# can't believe it!



## parotet (24 Nov 2014)

Oh my... I have no words for this:

http://simonsaquascapeblog.tumblr.com/post/103266338590/design-aquarium-within-toilet-tanks-this

Jordi


----------



## The_Iceman (24 Nov 2014)

Oh my god...
Unbelievable!


----------



## Mr. Teapot (24 Nov 2014)

Disturbing but you have to admit the convenience of a 50% water change every time you use it.


----------



## Edvet (24 Nov 2014)

So that's where all those goldfish went.....................


----------



## parotet (24 Nov 2014)

Edvet said:


> So that's where all those goldfish went.....................

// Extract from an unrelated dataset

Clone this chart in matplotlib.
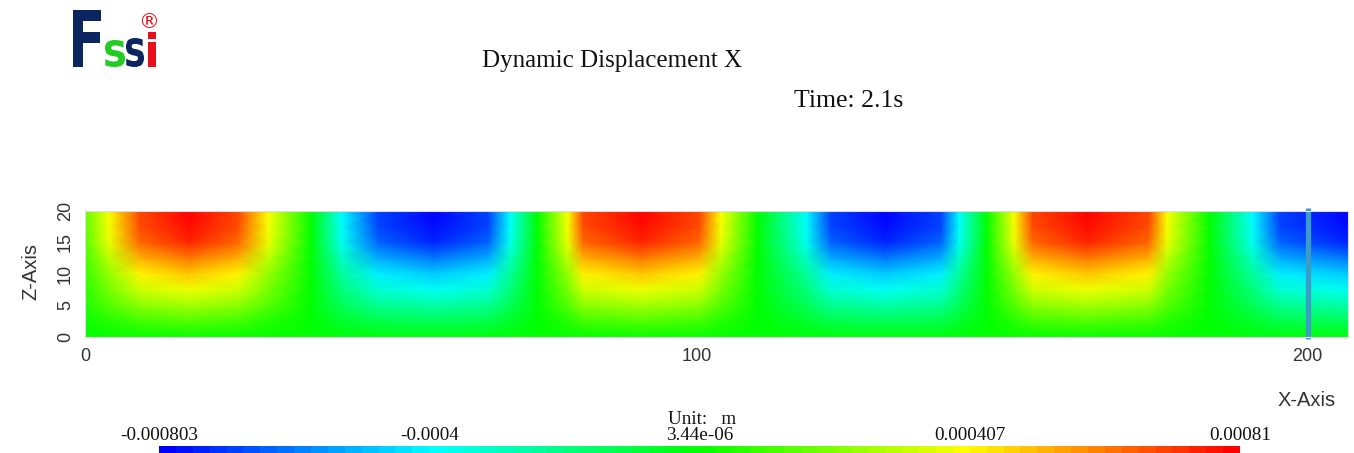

Not a bad end if you have spent all your life seing what these fish see from there


----------



## drodgers (24 Nov 2014)

muh hahaha .........


----------



## LondonDragon (24 Nov 2014)

It has a double tank, the aquarium does not refill every time you flush


----------



## Martin in Holland (25 Nov 2014)

The fish always get a nice view...NOT...every time someone uses the toilet.


----------



## kirk (25 Nov 2014)

Well if there is such thing as reincarnation, I'm coming back ass a fish in one of those tanks in the playboy mansion.butt I suppose you would only see people walk in then lift the lid anyway. Flush then leave.   wc.


----------